The Apex Bank came to the primary market with N700 billion Treasury bills offer size across standard tenors, including 91-day, 182-day and 364 day maturities. Details from the auction results showed that demand settled slightly above the total offers as investors began to seek higher returns on naira assets despite disinflation.

Total subscription came in at about N775 billion versus N700 billion offers floated at the main auction. The results showed rising appetite for duration as investors parked about 90% of their bids on Nigerian Treasury bills with 364 days maturity. The CBN opened N100 billion worth of 91 days bills for subscription, but the offer received underwhelming bids totalling N44.17 billion.

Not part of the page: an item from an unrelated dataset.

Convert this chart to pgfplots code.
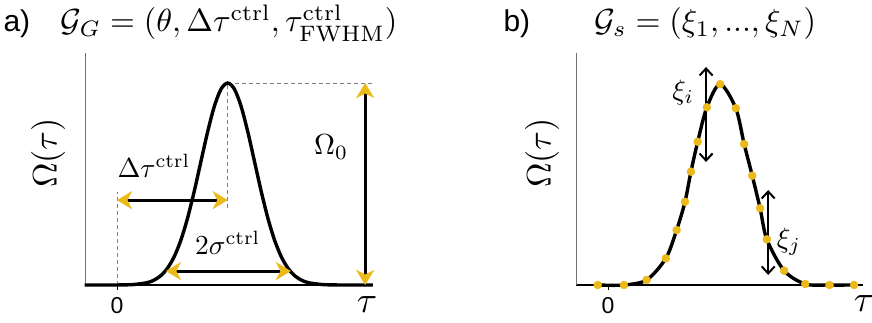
\documentclass[border=0pt]{standalone}
\usepackage{fontspec}
\setsansfont{Liberation Sans}
\usepackage{pgfplots}
\pgfplotsset{compat=1.18}
\usetikzlibrary{arrows.meta}

\definecolor{pulsegold}{RGB}{235,185,25}

\pgfplotsset{
  pulsepanel/.style={
    scale only axis, height=232pt,
    ymin=0, ymax=1.1485,
    axis x line=bottom, axis y line=left,
    x axis line style={-, black, line width=1.8pt},
    y axis line style={-, black!55, line width=1pt},
    xtick={0}, xticklabels={\textsf{0}}, ytick=\empty,
    tick align=outside, major tick length=5pt,
    xtick style={black, line width=0.8pt},
    xticklabel style={font=\fontsize{23}{25}\selectfont, inner sep=0pt, yshift=-7pt},
    clip=false,
  },
}
\tikzset{
  guide/.style={black!50, line width=0.9pt, dash pattern=on 4pt off 3pt},
  goldtip/.tip={Stealth[pulsegold, length=15pt, width=18pt, inset=4.5pt]},
  barbtip/.tip={Straight Barb[length=7pt, width=13pt]},
  goldarrow/.style={line width=3pt, arrows={goldtip-goldtip}},
  blackarrow/.style={line width=2pt, arrows={barbtip-barbtip}},
  % math labels are set at 10pt and enlarged
  mathlbl/.style={inner sep=0pt, scale=#1},
}

\begin{document}
\begin{tikzpicture}[x=1pt, y=1pt]
\useasboundingbox (0,0) rectangle (872,323);

% ---------- panel a: Gaussian pulse parametrisation ----------
\begin{axis}[pulsepanel, at={(85pt,38pt)}, anchor=south west, width=288pt,
             xmin=-1.185, xmax=9.48]
  \draw[guide] (axis cs:0,0) -- (axis cs:0,0.46);
  \draw[guide] (axis cs:4.1,0.38) -- (axis cs:4.1,1);
  \draw[guide] (axis cs:4.1,1) -- (axis cs:9.48,1);
  \addplot[black, line width=3.4pt, smooth] coordinates {
    (-1.2,0) (-0.4,0) (0.1,0.0003) (0.6,0.0022) (1.1,0.0111) (1.35,0.0228)
    (1.6,0.0439) (1.85,0.0796) (2.1,0.1353) (2.35,0.2163) (2.6,0.3247)
    (2.85,0.4578) (3.1,0.6065) (3.35,0.7548) (3.6,0.8825) (3.85,0.9692)
    (4.1,1) (4.35,0.9692) (4.6,0.8825) (4.85,0.7548) (5.1,0.6065)
    (5.35,0.4578) (5.6,0.3247) (5.85,0.2163) (6.1,0.1353) (6.35,0.0796)
    (6.6,0.0439) (6.85,0.0228) (7.1,0.0111) (7.6,0.0022) (8.1,0.0003)
    (8.6,0) (9.48,0)
  };
  \draw[goldarrow] (axis cs:0,0.42) -- (axis cs:4.1,0.42);
  \draw[goldarrow] (axis cs:1.81,0.069) -- (axis cs:6.44,0.069);
  \draw[goldarrow] (axis cs:9.19,0) -- (axis cs:9.19,1);
  \node[mathlbl=2.75, anchor=base west] at (axis cs:0,0.53) {$\Delta\tau^{\mathrm{ctrl}}$};
  \node[mathlbl=2.75, anchor=base] at (axis cs:4.1,0.153) {$2\sigma^{\mathrm{ctrl}}$};
  \node[mathlbl=2.9, anchor=base] at (axis cs:7.93,0.644) {$\Omega_0$};
\end{axis}

% ---------- panel b: sampled pulse parametrisation ----------
\begin{axis}[pulsepanel, at={(576pt,38pt)}, anchor=south west, width=287pt,
             xmin=-1.185, xmax=9.44]
  \addplot[black, line width=3.4pt, smooth] coordinates {
    (-0.38,0) (0.59,0) (1.43,0.025) (2.14,0.132) (2.54,0.272) (2.85,0.412)
    (3.07,0.561) (3.32,0.709) (3.66,0.880) (4.15,0.994) (4.73,0.875)
    (5.04,0.698) (5.34,0.541) (5.63,0.380) (5.88,0.226) (6.52,0.071)
    (7.30,0.005) (8.20,0) (9.11,0)
  };
  \addplot[only marks, mark=*, mark size=4pt, pulsegold,
           mark options={draw=none, fill=pulsegold}] coordinates {
    (-0.38,0) (0.59,0) (1.43,0.025) (2.14,0.132) (2.54,0.272) (2.85,0.412)
    (3.07,0.561) (3.32,0.709) (3.66,0.880) (4.15,0.994) (4.73,0.875)
    (5.04,0.698) (5.34,0.541) (5.63,0.380) (5.88,0.226) (6.52,0.071)
    (7.30,0.005) (8.20,0) (9.11,0)
  };
  \draw[blackarrow] (axis cs:3.63,0.609) -- (axis cs:3.63,1.079);
  \draw[blackarrow] (axis cs:5.93,0.05) -- (axis cs:5.93,0.47);
  \node[mathlbl=2.8] at (axis cs:2.78,0.955) {$\xi_i$};
  \node[mathlbl=2.8] at (axis cs:6.70,0.213) {$\xi_j$};
\end{axis}

% ---------- titles and axis labels ----------
\node[anchor=base west, font=\sffamily\fontsize{30}{32}\selectfont] at (0,291) {a)};
\node[mathlbl=3.2, anchor=base] at (229,291)
  {$\mathcal{G}_G = (\theta, \Delta\tau^{\mathrm{ctrl}}, \tau^{\mathrm{ctrl}}_{\mathrm{FWHM}})$};
\node[anchor=base west, font=\sffamily\fontsize{30}{32}\selectfont] at (500,291) {b)};
\node[mathlbl=3.2, anchor=base] at (705,291)
  {$\mathcal{G}_s = (\xi_1, ..., \xi_N)$};

\node[mathlbl=3.4, rotate=90] at (48,170) {$\Omega(\tau)$};
\node[mathlbl=3.4, rotate=90] at (542,170) {$\Omega(\tau)$};
\node[mathlbl=3.7, anchor=base] at (367,10) {$\tau$};
\node[mathlbl=3.7, anchor=base] at (864,11) {$\tau$};
\end{tikzpicture}
\end{document}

The CBN allotted N42.80 billion for the short-term instrument at the spot rate of 15.30%, the same as the previous auction. Total demand for 182 days Nigerian Treasury bills settled at N33.38 billion as against N150 billion that the authority pushed out for subscription. The CBN raised N30.36 billion from 182 days bills allotted to investors at the spot rate of 15.50%, the same as the previous auction.

Investors staked N697.29 billion on N450 billion in 364-day Treasury bills that was offered for subscription. The CBN raised N636.46 billion from the longest tenor at the spot rate of 17.50%, up from 16.04% at the previous auction.